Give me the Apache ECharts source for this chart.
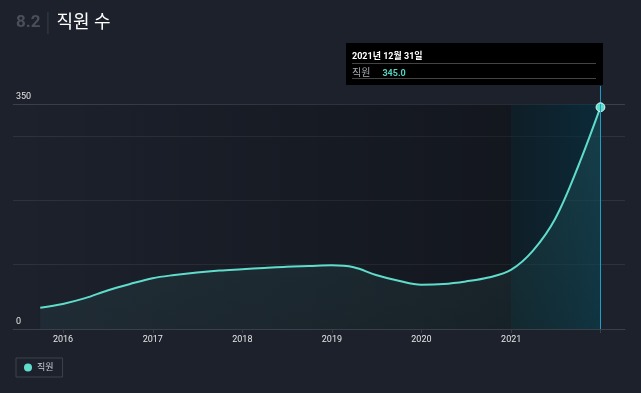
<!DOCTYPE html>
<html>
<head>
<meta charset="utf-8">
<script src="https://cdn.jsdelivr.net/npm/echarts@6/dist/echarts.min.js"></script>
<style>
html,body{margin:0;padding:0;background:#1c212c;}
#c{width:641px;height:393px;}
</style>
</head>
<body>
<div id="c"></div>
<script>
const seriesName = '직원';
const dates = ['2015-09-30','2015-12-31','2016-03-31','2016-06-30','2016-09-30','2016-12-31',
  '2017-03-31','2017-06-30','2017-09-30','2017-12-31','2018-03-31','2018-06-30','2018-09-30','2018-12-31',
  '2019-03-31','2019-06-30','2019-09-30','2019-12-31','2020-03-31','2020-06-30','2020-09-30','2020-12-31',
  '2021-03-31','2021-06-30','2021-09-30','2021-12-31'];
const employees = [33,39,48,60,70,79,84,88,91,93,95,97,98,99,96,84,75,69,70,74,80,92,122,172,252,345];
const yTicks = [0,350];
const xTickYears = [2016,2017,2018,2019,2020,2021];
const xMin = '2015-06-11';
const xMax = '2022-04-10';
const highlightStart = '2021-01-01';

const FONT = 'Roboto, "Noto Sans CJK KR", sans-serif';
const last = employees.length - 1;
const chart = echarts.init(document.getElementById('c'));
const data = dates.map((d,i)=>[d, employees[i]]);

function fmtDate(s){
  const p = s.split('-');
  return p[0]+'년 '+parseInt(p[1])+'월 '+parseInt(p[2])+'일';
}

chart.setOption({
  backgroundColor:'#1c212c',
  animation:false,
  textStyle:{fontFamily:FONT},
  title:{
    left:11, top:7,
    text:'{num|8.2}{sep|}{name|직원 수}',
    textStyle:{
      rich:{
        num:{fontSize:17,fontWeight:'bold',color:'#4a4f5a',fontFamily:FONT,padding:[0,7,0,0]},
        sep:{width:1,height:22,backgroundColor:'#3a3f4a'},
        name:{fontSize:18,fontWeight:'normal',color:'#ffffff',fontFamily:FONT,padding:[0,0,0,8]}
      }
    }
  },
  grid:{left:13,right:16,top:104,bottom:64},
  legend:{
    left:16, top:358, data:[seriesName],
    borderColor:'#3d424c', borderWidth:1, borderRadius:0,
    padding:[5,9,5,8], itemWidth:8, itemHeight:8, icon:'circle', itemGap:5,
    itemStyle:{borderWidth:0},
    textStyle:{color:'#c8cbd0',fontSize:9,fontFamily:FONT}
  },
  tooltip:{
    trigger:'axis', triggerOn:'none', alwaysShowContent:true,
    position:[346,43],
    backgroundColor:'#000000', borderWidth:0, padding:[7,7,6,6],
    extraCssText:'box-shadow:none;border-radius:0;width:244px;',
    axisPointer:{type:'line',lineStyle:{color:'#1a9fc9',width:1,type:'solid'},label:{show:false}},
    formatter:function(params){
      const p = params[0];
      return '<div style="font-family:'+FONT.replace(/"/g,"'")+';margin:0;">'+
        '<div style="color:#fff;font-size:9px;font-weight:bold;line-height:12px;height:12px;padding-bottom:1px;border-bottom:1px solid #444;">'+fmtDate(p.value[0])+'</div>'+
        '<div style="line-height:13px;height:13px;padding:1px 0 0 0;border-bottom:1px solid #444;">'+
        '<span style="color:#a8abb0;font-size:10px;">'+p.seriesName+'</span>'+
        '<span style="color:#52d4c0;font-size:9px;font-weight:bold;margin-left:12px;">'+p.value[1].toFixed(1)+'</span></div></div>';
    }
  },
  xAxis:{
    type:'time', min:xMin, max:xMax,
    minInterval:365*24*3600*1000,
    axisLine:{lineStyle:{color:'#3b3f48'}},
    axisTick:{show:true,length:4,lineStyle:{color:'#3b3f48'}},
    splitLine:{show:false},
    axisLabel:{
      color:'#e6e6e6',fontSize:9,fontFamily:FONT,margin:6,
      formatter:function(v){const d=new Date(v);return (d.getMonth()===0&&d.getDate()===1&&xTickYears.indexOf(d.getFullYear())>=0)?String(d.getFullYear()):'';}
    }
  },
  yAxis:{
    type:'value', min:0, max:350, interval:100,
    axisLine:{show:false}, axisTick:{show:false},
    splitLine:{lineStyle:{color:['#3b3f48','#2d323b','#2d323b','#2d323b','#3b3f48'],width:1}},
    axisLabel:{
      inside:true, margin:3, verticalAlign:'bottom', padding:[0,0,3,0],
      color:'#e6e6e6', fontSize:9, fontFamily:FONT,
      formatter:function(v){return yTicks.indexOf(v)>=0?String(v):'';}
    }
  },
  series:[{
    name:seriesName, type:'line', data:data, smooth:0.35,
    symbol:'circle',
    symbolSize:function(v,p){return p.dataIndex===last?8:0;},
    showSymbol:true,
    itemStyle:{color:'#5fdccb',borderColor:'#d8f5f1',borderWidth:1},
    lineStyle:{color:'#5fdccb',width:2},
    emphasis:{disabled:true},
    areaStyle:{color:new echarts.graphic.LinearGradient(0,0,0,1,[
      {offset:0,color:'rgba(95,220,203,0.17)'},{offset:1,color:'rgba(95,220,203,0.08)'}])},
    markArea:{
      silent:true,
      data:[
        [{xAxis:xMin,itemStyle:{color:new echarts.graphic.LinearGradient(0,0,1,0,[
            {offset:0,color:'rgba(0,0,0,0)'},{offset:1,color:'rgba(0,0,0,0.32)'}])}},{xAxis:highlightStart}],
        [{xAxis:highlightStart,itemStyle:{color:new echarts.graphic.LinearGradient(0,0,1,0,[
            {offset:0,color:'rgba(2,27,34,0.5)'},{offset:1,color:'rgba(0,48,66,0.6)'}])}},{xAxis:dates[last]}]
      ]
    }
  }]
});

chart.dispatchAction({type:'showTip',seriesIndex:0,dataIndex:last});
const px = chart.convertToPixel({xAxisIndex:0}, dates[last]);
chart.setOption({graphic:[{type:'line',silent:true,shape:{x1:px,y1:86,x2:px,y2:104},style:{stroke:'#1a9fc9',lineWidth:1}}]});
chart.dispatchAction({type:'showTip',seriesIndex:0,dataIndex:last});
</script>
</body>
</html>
• • •
OBJECTIVE =>
Reproduce the material above verbatim; omit every picture.

THE ANSWER =>
Give me the Apache ECharts source for this chart.
<!DOCTYPE html>
<html>
<head>
<meta charset="utf-8">
<script src="https://cdn.jsdelivr.net/npm/echarts@6/dist/echarts.min.js"></script>
<style>
html,body{margin:0;padding:0;background:#1c212c;}
#c{width:641px;height:393px;}
</style>
</head>
<body>
<div id="c"></div>
<script>
const seriesName = '직원';
const dates = ['2015-09-30','2015-12-31','2016-03-31','2016-06-30','2016-09-30','2016-12-31',
  '2017-03-31','2017-06-30','2017-09-30','2017-12-31','2018-03-31','2018-06-30','2018-09-30','2018-12-31',
  '2019-03-31','2019-06-30','2019-09-30','2019-12-31','2020-03-31','2020-06-30','2020-09-30','2020-12-31',
  '2021-03-31','2021-06-30','2021-09-30','2021-12-31'];
const employees = [33,39,48,60,70,79,84,88,91,93,95,97,98,99,96,84,75,69,70,74,80,92,122,172,252,345];
const yTicks = [0,350];
const xTickYears = [2016,2017,2018,2019,2020,2021];
const xMin = '2015-06-11';
const xMax = '2022-04-10';
const highlightStart = '2021-01-01';

const FONT = 'Roboto, "Noto Sans CJK KR", sans-serif';
const last = employees.length - 1;
const chart = echarts.init(document.getElementById('c'));
const data = dates.map((d,i)=>[d, employees[i]]);

function fmtDate(s){
  const p = s.split('-');
  return p[0]+'년 '+parseInt(p[1])+'월 '+parseInt(p[2])+'일';
}

chart.setOption({
  backgroundColor:'#1c212c',
  animation:false,
  textStyle:{fontFamily:FONT},
  title:{
    left:11, top:7,
    text:'{num|8.2}{sep|}{name|직원 수}',
    textStyle:{
      rich:{
        num:{fontSize:17,fontWeight:'bold',color:'#4a4f5a',fontFamily:FONT,padding:[0,7,0,0]},
        sep:{width:1,height:22,backgroundColor:'#3a3f4a'},
        name:{fontSize:18,fontWeight:'normal',color:'#ffffff',fontFamily:FONT,padding:[0,0,0,8]}
      }
    }
  },
  grid:{left:13,right:16,top:104,bottom:64},
  legend:{
    left:16, top:358, data:[seriesName],
    borderColor:'#3d424c', borderWidth:1, borderRadius:0,
    padding:[5,9,5,8], itemWidth:8, itemHeight:8, icon:'circle', itemGap:5,
    itemStyle:{borderWidth:0},
    textStyle:{color:'#c8cbd0',fontSize:9,fontFamily:FONT}
  },
  tooltip:{
    trigger:'axis', triggerOn:'none', alwaysShowContent:true,
    position:[346,43],
    backgroundColor:'#000000', borderWidth:0, padding:[7,7,6,6],
    extraCssText:'box-shadow:none;border-radius:0;width:244px;',
    axisPointer:{type:'line',lineStyle:{color:'#1a9fc9',width:1,type:'solid'},label:{show:false}},
    formatter:function(params){
      const p = params[0];
      return '<div style="font-family:'+FONT.replace(/"/g,"'")+';margin:0;">'+
        '<div style="color:#fff;font-size:9px;font-weight:bold;line-height:12px;height:12px;padding-bottom:1px;border-bottom:1px solid #444;">'+fmtDate(p.value[0])+'</div>'+
        '<div style="line-height:13px;height:13px;padding:1px 0 0 0;border-bottom:1px solid #444;">'+
        '<span style="color:#a8abb0;font-size:10px;">'+p.seriesName+'</span>'+
        '<span style="color:#52d4c0;font-size:9px;font-weight:bold;margin-left:12px;">'+p.value[1].toFixed(1)+'</span></div></div>';
    }
  },
  xAxis:{
    type:'time', min:xMin, max:xMax,
    minInterval:365*24*3600*1000,
    axisLine:{lineStyle:{color:'#3b3f48'}},
    axisTick:{show:true,length:4,lineStyle:{color:'#3b3f48'}},
    splitLine:{show:false},
    axisLabel:{
      color:'#e6e6e6',fontSize:9,fontFamily:FONT,margin:6,
      formatter:function(v){const d=new Date(v);return (d.getMonth()===0&&d.getDate()===1&&xTickYears.indexOf(d.getFullYear())>=0)?String(d.getFullYear()):'';}
    }
  },
  yAxis:{
    type:'value', min:0, max:350, interval:100,
    axisLine:{show:false}, axisTick:{show:false},
    splitLine:{lineStyle:{color:['#3b3f48','#2d323b','#2d323b','#2d323b','#3b3f48'],width:1}},
    axisLabel:{
      inside:true, margin:3, verticalAlign:'bottom', padding:[0,0,3,0],
      color:'#e6e6e6', fontSize:9, fontFamily:FONT,
      formatter:function(v){return yTicks.indexOf(v)>=0?String(v):'';}
    }
  },
  series:[{
    name:seriesName, type:'line', data:data, smooth:0.35,
    symbol:'circle',
    symbolSize:function(v,p){return p.dataIndex===last?8:0;},
    showSymbol:true,
    itemStyle:{color:'#5fdccb',borderColor:'#d8f5f1',borderWidth:1},
    lineStyle:{color:'#5fdccb',width:2},
    emphasis:{disabled:true},
    areaStyle:{color:new echarts.graphic.LinearGradient(0,0,0,1,[
      {offset:0,color:'rgba(95,220,203,0.17)'},{offset:1,color:'rgba(95,220,203,0.08)'}])},
    markArea:{
      silent:true,
      data:[
        [{xAxis:xMin,itemStyle:{color:new echarts.graphic.LinearGradient(0,0,1,0,[
            {offset:0,color:'rgba(0,0,0,0)'},{offset:1,color:'rgba(0,0,0,0.32)'}])}},{xAxis:highlightStart}],
        [{xAxis:highlightStart,itemStyle:{color:new echarts.graphic.LinearGradient(0,0,1,0,[
            {offset:0,color:'rgba(2,27,34,0.5)'},{offset:1,color:'rgba(0,48,66,0.6)'}])}},{xAxis:dates[last]}]
      ]
    }
  }]
});

chart.dispatchAction({type:'showTip',seriesIndex:0,dataIndex:last});
const px = chart.convertToPixel({xAxisIndex:0}, dates[last]);
chart.setOption({graphic:[{type:'line',silent:true,shape:{x1:px,y1:86,x2:px,y2:104},style:{stroke:'#1a9fc9',lineWidth:1}}]});
chart.dispatchAction({type:'showTip',seriesIndex:0,dataIndex:last});
</script>
</body>
</html>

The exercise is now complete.